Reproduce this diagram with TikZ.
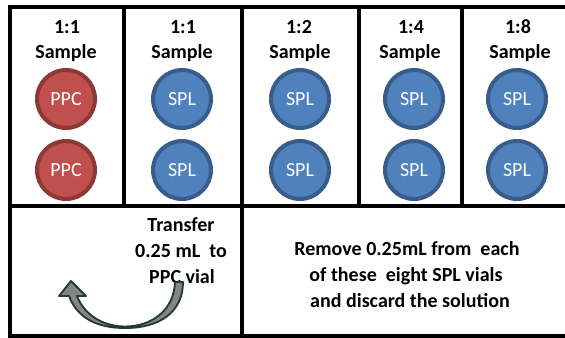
\documentclass[tikz,border=0pt]{standalone}
\usepackage{fontspec}
\setmainfont{Carlito}
\definecolor{ppcfill}{HTML}{C0504D}
\definecolor{ppcedge}{HTML}{8C3836}
\definecolor{splfill}{HTML}{4F81BD}
\definecolor{spledge}{HTML}{385D8A}
\definecolor{arrowedge}{HTML}{1F3D36}
\definecolor{arrowfill}{HTML}{858585}
\begin{document}
\begin{tikzpicture}[x=0.75pt,y=-0.75pt,
  frame/.style={line width=3pt, line cap=rect},
  vial/.style={circle, inner sep=0pt, minimum size=43.5pt, line width=3pt,
    text=white, font=\fontsize{15}{18}\selectfont},
  ppc/.style={vial, draw=ppcedge, fill=ppcfill},
  spl/.style={vial, draw=spledge, fill=splfill},
  head/.style={anchor=base, inner sep=0pt, font=\bfseries\fontsize{15}{18}\selectfont},
  note/.style={anchor=base, inner sep=0pt, font=\bfseries\fontsize{15}{18}\selectfont},
  curvearrow/.style={draw=arrowedge, fill=arrowfill, line width=1.4pt, line join=round}]
\useasboundingbox (0,0) rectangle (565,337);

% grid of the tray
\coordinate (tl) at (10,7);
\coordinate (tr) at (575,7);
\coordinate (bl) at (10,336);
\coordinate (br) at (575,336);
\coordinate (ml) at (10,206);
\coordinate (mr) at (575,206);
\draw[frame] (tr) -- (tl) -- (bl) -- (br);
\draw[frame] (ml) -- (mr);
\draw[frame] (124,7) -- (124,206);
\draw[frame] (242,7) -- (242,336);
\draw[frame] (359,7) -- (359,206);
\draw[frame] (462,7) -- (462,206);

% column headings
\node[head] (h1a) at (67,33) {1:1};
\node[head] (h1b) at (66,58) {Sample};
\node[head] (h2a) at (183,33) {1:1};
\node[head] (h2b) at (182,58) {Sample};
\node[head] (h3a) at (299,33) {1:2};
\node[head] (h3b) at (300,58) {Sample};
\node[head] (h4a) at (411,33) {1:4};
\node[head] (h4b) at (410,58) {Sample};
\node[head] (h5a) at (518,33) {1:8};
\node[head] (h5b) at (520,58) {Sample};

% vials
\node[ppc] (p1) at (66,99) {PPC};
\node[ppc] (p2) at (66,170) {PPC};
\node[spl] (s21) at (182,99) {SPL};
\node[spl] (s22) at (182,170) {SPL};
\node[spl] (s31) at (300,99) {SPL};
\node[spl] (s32) at (300,170) {SPL};
\node[spl] (s41) at (414,99) {SPL};
\node[spl] (s42) at (414,170) {SPL};
\node[spl] (s51) at (517,99) {SPL};
\node[spl] (s52) at (517,170) {SPL};

% transfer instruction
\node[note] (t1) at (181,231) {Transfer};
\node[note] (t2) at (181,257) {0.25 mL\ \ to};
\node[note] (t3) at (182,283) {PPC vial};

% curved transfer arrow, tapering towards its lowest point
\path[curvearrow] (69,296) .. controls (78,320) and (100,328) .. (125,328)
  .. controls (160,328) and (183,312) .. (183,282) -- (175,282)
  .. controls (174,310) and (152,326.5) .. (125,326.5)
  .. controls (102,326.5) and (84,314) .. (77,296)
  -- (86,296) -- (71,281) -- (59,296) -- cycle;

% discard instruction
\node[note] (r1) at (407,255) {Remove 0.25mL from\ \ each};
\node[note] (r2) at (406,281) {of these\ \ eight SPL vials};
\node[note] (r3) at (410,307) {and discard the solution};
\end{tikzpicture}
\end{document}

==================================================

What is expected:
Repeat the lines exactly as they stand, from the opening line of the data through the line with "(462,7) -- (462,206);". Pictures stay out of the copy.

Solution for this exercise:
Reproduce this diagram with TikZ.
\documentclass[tikz,border=0pt]{standalone}
\usepackage{fontspec}
\setmainfont{Carlito}
\definecolor{ppcfill}{HTML}{C0504D}
\definecolor{ppcedge}{HTML}{8C3836}
\definecolor{splfill}{HTML}{4F81BD}
\definecolor{spledge}{HTML}{385D8A}
\definecolor{arrowedge}{HTML}{1F3D36}
\definecolor{arrowfill}{HTML}{858585}
\begin{document}
\begin{tikzpicture}[x=0.75pt,y=-0.75pt,
  frame/.style={line width=3pt, line cap=rect},
  vial/.style={circle, inner sep=0pt, minimum size=43.5pt, line width=3pt,
    text=white, font=\fontsize{15}{18}\selectfont},
  ppc/.style={vial, draw=ppcedge, fill=ppcfill},
  spl/.style={vial, draw=spledge, fill=splfill},
  head/.style={anchor=base, inner sep=0pt, font=\bfseries\fontsize{15}{18}\selectfont},
  note/.style={anchor=base, inner sep=0pt, font=\bfseries\fontsize{15}{18}\selectfont},
  curvearrow/.style={draw=arrowedge, fill=arrowfill, line width=1.4pt, line join=round}]
\useasboundingbox (0,0) rectangle (565,337);

% grid of the tray
\coordinate (tl) at (10,7);
\coordinate (tr) at (575,7);
\coordinate (bl) at (10,336);
\coordinate (br) at (575,336);
\coordinate (ml) at (10,206);
\coordinate (mr) at (575,206);
\draw[frame] (tr) -- (tl) -- (bl) -- (br);
\draw[frame] (ml) -- (mr);
\draw[frame] (124,7) -- (124,206);
\draw[frame] (242,7) -- (242,336);
\draw[frame] (359,7) -- (359,206);
\draw[frame] (462,7) -- (462,206);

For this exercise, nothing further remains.